▶ **LISTED RECORDS**:

>> Start

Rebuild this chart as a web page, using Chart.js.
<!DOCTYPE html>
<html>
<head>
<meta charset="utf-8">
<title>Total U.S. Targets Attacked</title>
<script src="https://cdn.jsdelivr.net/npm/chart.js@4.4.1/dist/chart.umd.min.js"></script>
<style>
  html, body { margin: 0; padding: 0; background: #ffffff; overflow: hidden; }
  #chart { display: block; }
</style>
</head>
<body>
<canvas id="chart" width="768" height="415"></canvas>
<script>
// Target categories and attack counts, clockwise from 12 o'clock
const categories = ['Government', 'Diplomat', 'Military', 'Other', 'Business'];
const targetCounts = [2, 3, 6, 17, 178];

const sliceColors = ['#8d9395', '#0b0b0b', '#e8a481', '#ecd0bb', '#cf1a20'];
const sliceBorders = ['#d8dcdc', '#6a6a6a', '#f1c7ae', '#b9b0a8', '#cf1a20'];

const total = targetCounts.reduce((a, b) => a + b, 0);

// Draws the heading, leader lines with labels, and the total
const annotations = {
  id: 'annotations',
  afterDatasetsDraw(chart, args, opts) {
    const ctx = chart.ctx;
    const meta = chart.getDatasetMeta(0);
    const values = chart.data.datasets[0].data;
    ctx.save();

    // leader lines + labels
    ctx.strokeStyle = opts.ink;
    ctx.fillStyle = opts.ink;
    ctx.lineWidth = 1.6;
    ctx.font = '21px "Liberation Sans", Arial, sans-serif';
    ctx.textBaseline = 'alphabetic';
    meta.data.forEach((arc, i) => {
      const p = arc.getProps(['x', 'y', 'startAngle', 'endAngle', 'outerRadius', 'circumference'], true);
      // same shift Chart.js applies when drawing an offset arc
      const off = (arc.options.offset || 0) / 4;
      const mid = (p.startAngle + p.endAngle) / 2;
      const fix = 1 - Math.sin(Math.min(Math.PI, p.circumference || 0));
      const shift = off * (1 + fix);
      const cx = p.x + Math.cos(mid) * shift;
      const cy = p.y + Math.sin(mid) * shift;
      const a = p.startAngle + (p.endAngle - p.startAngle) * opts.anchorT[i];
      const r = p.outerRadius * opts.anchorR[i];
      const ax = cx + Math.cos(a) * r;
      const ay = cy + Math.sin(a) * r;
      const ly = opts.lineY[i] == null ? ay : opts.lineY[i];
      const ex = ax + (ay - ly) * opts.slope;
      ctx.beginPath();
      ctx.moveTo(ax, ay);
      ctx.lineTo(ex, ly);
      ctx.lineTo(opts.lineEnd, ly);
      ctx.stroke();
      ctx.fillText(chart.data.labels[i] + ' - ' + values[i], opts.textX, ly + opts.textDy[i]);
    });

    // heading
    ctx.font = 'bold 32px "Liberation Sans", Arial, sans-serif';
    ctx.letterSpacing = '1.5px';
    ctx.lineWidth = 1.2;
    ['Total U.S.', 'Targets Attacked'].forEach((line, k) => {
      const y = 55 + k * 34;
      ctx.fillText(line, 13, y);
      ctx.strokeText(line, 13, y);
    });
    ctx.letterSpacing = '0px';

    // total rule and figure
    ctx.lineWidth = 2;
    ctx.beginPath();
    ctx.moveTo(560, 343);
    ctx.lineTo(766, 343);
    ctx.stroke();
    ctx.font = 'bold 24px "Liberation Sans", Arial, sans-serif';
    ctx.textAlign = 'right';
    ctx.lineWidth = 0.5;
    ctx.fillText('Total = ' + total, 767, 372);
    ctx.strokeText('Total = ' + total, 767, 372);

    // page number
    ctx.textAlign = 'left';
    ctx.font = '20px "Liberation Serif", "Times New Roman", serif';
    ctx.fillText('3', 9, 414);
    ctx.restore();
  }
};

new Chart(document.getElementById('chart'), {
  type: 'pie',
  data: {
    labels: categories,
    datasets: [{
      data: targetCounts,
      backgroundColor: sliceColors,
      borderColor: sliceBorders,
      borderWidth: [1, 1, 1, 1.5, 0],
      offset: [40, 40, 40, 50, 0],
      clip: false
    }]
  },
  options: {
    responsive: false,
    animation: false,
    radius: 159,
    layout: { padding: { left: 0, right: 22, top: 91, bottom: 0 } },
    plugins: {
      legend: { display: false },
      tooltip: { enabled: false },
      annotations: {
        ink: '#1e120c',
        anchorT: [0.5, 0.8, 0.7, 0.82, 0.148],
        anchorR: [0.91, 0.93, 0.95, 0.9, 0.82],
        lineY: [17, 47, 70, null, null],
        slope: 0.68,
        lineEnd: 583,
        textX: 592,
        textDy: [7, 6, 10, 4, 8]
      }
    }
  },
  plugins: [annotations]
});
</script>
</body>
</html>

>> End
>> Start

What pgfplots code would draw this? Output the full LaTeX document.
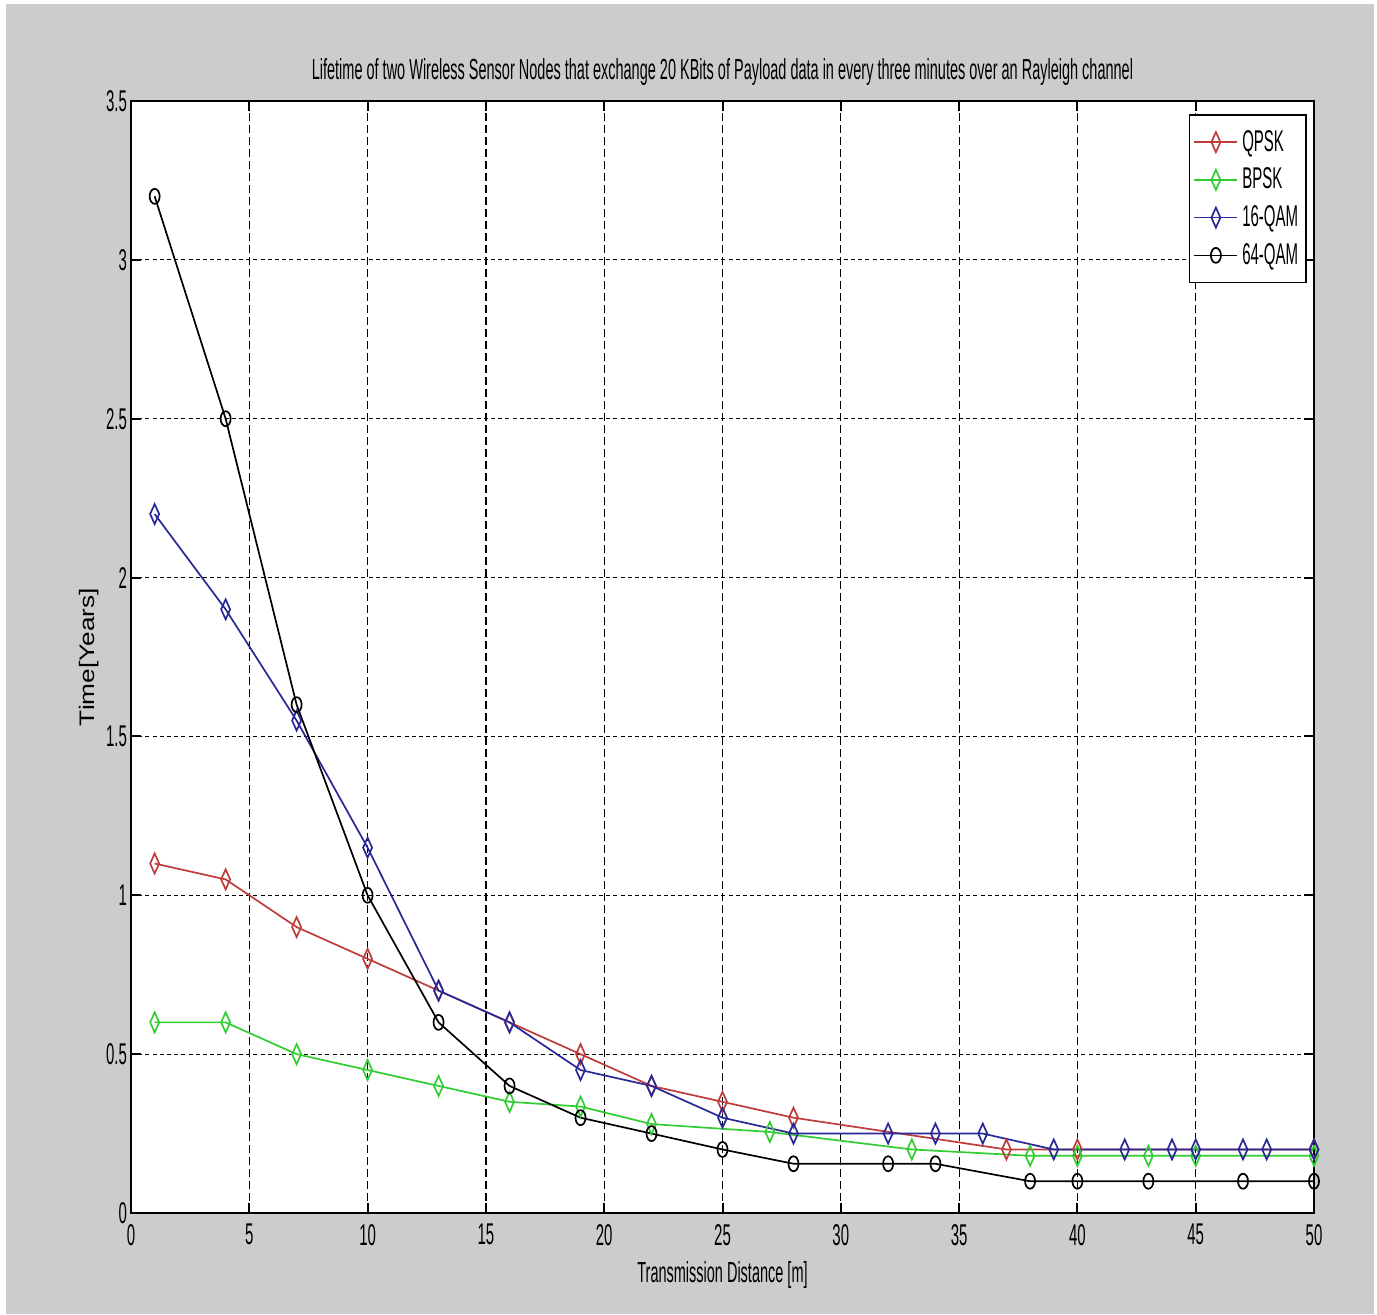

>> End
>> Start

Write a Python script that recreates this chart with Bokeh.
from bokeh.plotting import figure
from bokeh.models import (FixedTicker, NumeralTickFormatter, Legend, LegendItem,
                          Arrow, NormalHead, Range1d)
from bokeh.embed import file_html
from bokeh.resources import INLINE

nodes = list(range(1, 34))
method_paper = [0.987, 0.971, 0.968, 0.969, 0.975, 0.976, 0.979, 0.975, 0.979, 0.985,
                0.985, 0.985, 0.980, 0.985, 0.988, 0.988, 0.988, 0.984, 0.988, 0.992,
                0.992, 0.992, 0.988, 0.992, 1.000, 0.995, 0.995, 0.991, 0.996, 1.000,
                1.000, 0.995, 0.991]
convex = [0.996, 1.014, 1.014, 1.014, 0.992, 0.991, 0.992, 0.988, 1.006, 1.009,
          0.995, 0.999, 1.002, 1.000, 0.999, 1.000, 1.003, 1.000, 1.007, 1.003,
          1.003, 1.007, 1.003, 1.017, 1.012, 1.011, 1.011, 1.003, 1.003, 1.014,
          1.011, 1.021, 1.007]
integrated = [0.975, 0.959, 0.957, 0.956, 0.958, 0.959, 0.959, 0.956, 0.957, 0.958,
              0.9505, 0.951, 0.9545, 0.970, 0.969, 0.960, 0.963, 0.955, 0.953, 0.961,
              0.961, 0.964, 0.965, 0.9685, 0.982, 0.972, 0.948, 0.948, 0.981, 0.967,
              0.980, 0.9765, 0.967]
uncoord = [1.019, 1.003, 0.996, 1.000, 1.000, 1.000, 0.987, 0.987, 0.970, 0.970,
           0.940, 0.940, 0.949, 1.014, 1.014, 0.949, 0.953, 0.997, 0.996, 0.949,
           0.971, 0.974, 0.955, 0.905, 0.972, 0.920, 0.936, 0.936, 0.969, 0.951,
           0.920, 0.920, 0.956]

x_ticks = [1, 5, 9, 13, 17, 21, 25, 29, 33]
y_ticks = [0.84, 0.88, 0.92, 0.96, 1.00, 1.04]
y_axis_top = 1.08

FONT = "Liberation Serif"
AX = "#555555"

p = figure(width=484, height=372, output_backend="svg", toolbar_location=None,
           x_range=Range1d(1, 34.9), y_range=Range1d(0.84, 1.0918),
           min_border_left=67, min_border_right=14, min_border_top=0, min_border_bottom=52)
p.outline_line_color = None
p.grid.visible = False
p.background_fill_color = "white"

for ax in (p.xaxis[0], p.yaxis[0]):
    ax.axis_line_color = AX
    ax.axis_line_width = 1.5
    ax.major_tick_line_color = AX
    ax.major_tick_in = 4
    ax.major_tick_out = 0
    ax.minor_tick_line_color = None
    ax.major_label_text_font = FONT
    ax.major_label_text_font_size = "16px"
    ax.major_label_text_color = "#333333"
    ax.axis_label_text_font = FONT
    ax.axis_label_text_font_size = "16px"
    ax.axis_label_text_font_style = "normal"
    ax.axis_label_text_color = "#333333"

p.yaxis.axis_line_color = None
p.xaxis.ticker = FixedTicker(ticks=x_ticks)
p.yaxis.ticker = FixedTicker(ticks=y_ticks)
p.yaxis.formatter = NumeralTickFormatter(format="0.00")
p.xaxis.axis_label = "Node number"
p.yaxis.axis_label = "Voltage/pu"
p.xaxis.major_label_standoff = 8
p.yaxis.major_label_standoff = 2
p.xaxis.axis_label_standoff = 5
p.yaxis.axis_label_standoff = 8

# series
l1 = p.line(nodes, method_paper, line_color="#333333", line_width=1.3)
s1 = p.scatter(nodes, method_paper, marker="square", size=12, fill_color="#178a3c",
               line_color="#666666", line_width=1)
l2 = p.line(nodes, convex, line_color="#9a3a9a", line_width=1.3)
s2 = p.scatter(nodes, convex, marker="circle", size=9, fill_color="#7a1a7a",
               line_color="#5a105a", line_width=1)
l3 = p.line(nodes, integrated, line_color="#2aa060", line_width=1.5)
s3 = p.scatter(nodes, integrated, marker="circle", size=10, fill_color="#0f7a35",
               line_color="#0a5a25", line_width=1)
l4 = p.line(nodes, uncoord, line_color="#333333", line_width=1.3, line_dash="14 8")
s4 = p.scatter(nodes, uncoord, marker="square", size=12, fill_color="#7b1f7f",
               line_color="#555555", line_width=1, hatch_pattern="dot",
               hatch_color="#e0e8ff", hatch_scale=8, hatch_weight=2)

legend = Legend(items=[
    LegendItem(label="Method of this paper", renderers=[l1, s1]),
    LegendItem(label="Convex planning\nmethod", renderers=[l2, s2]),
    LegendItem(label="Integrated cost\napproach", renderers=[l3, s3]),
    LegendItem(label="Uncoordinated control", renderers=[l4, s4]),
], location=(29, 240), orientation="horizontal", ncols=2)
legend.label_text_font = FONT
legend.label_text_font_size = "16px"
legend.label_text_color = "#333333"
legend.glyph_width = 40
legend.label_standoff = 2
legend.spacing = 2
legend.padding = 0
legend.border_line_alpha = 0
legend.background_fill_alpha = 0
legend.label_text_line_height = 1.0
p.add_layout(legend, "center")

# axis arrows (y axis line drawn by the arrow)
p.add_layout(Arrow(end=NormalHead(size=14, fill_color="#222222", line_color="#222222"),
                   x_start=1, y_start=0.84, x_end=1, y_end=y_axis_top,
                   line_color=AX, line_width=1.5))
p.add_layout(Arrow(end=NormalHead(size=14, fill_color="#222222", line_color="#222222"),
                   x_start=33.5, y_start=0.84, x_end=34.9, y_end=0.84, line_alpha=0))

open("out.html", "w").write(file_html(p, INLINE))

>> End

▶ **OBJECTIVE**: Extract exactly the run of lines beginning at the line with "Write a Python" and ending at the line with "from bokeh.resources import INLINE", including both ends and nothing beyond them.

▶ **CORRECT RESULT**:
Write a Python script that recreates this chart with Bokeh.
from bokeh.plotting import figure
from bokeh.models import (FixedTicker, NumeralTickFormatter, Legend, LegendItem,
                          Arrow, NormalHead, Range1d)
from bokeh.embed import file_html
from bokeh.resources import INLINE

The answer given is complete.